Task prompt – Every record must be written out once more, with nothing added or omitted.

Entries with chart source code:
** START **
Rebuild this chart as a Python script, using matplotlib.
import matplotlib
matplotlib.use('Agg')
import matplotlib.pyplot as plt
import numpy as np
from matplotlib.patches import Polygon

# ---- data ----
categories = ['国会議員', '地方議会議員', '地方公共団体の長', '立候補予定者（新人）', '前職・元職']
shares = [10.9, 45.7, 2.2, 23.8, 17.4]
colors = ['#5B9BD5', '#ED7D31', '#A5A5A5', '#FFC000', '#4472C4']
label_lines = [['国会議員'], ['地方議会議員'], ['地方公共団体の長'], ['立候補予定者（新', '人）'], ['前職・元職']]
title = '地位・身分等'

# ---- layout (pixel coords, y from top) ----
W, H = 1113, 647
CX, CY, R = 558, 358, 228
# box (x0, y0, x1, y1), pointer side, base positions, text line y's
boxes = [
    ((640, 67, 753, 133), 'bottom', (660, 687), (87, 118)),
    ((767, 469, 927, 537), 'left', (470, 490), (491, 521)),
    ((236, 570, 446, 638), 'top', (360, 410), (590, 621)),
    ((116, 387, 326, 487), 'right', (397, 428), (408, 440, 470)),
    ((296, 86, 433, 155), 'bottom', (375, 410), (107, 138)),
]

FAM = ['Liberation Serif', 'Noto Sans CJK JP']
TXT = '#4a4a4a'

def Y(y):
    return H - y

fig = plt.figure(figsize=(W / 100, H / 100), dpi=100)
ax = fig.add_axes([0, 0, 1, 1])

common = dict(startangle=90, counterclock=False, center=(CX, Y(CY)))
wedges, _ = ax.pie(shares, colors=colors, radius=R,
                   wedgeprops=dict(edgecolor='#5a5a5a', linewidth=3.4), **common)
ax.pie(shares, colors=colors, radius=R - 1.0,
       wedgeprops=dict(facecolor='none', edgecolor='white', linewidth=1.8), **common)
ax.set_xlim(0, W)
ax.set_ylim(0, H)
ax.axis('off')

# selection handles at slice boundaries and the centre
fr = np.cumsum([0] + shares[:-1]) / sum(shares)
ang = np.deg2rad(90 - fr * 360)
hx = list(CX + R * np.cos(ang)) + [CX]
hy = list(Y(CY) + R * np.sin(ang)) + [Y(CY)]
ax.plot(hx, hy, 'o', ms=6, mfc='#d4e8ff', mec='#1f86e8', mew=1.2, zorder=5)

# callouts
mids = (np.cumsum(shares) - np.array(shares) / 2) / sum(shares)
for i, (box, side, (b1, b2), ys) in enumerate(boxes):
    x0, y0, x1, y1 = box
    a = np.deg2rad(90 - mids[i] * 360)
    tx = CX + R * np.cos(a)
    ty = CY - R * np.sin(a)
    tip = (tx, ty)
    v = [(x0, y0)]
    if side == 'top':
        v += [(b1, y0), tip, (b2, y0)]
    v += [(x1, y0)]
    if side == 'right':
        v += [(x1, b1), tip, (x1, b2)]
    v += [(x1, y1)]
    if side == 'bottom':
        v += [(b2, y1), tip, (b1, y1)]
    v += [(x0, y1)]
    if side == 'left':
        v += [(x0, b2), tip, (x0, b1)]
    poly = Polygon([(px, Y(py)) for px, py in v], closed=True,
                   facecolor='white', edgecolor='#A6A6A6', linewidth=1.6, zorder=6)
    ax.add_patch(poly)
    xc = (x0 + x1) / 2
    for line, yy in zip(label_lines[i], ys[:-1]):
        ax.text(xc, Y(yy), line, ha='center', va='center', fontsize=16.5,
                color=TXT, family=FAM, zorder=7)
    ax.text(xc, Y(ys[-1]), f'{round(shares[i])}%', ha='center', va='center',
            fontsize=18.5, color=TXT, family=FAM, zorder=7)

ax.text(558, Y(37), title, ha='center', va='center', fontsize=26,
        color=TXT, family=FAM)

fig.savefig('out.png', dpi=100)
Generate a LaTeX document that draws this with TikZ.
** END **
Task output –
Rebuild this chart as a Python script, using matplotlib.
import matplotlib
matplotlib.use('Agg')
import matplotlib.pyplot as plt
import numpy as np
from matplotlib.patches import Polygon

# ---- data ----
categories = ['国会議員', '地方議会議員', '地方公共団体の長', '立候補予定者（新人）', '前職・元職']
shares = [10.9, 45.7, 2.2, 23.8, 17.4]
colors = ['#5B9BD5', '#ED7D31', '#A5A5A5', '#FFC000', '#4472C4']
label_lines = [['国会議員'], ['地方議会議員'], ['地方公共団体の長'], ['立候補予定者（新', '人）'], ['前職・元職']]
title = '地位・身分等'

# ---- layout (pixel coords, y from top) ----
W, H = 1113, 647
CX, CY, R = 558, 358, 228
# box (x0, y0, x1, y1), pointer side, base positions, text line y's
boxes = [
    ((640, 67, 753, 133), 'bottom', (660, 687), (87, 118)),
    ((767, 469, 927, 537), 'left', (470, 490), (491, 521)),
    ((236, 570, 446, 638), 'top', (360, 410), (590, 621)),
    ((116, 387, 326, 487), 'right', (397, 428), (408, 440, 470)),
    ((296, 86, 433, 155), 'bottom', (375, 410), (107, 138)),
]

FAM = ['Liberation Serif', 'Noto Sans CJK JP']
TXT = '#4a4a4a'

def Y(y):
    return H - y

fig = plt.figure(figsize=(W / 100, H / 100), dpi=100)
ax = fig.add_axes([0, 0, 1, 1])

common = dict(startangle=90, counterclock=False, center=(CX, Y(CY)))
wedges, _ = ax.pie(shares, colors=colors, radius=R,
                   wedgeprops=dict(edgecolor='#5a5a5a', linewidth=3.4), **common)
ax.pie(shares, colors=colors, radius=R - 1.0,
       wedgeprops=dict(facecolor='none', edgecolor='white', linewidth=1.8), **common)
ax.set_xlim(0, W)
ax.set_ylim(0, H)
ax.axis('off')

# selection handles at slice boundaries and the centre
fr = np.cumsum([0] + shares[:-1]) / sum(shares)
ang = np.deg2rad(90 - fr * 360)
hx = list(CX + R * np.cos(ang)) + [CX]
hy = list(Y(CY) + R * np.sin(ang)) + [Y(CY)]
ax.plot(hx, hy, 'o', ms=6, mfc='#d4e8ff', mec='#1f86e8', mew=1.2, zorder=5)

# callouts
mids = (np.cumsum(shares) - np.array(shares) / 2) / sum(shares)
for i, (box, side, (b1, b2), ys) in enumerate(boxes):
    x0, y0, x1, y1 = box
    a = np.deg2rad(90 - mids[i] * 360)
    tx = CX + R * np.cos(a)
    ty = CY - R * np.sin(a)
    tip = (tx, ty)
    v = [(x0, y0)]
    if side == 'top':
        v += [(b1, y0), tip, (b2, y0)]
    v += [(x1, y0)]
    if side == 'right':
        v += [(x1, b1), tip, (x1, b2)]
    v += [(x1, y1)]
    if side == 'bottom':
        v += [(b2, y1), tip, (b1, y1)]
    v += [(x0, y1)]
    if side == 'left':
        v += [(x0, b2), tip, (x0, b1)]
    poly = Polygon([(px, Y(py)) for px, py in v], closed=True,
                   facecolor='white', edgecolor='#A6A6A6', linewidth=1.6, zorder=6)
    ax.add_patch(poly)
    xc = (x0 + x1) / 2
    for line, yy in zip(label_lines[i], ys[:-1]):
        ax.text(xc, Y(yy), line, ha='center', va='center', fontsize=16.5,
                color=TXT, family=FAM, zorder=7)
    ax.text(xc, Y(ys[-1]), f'{round(shares[i])}%', ha='center', va='center',
            fontsize=18.5, color=TXT, family=FAM, zorder=7)

ax.text(558, Y(37), title, ha='center', va='center', fontsize=26,
        color=TXT, family=FAM)

fig.savefig('out.png', dpi=100)
Generate a LaTeX document that draws this with TikZ.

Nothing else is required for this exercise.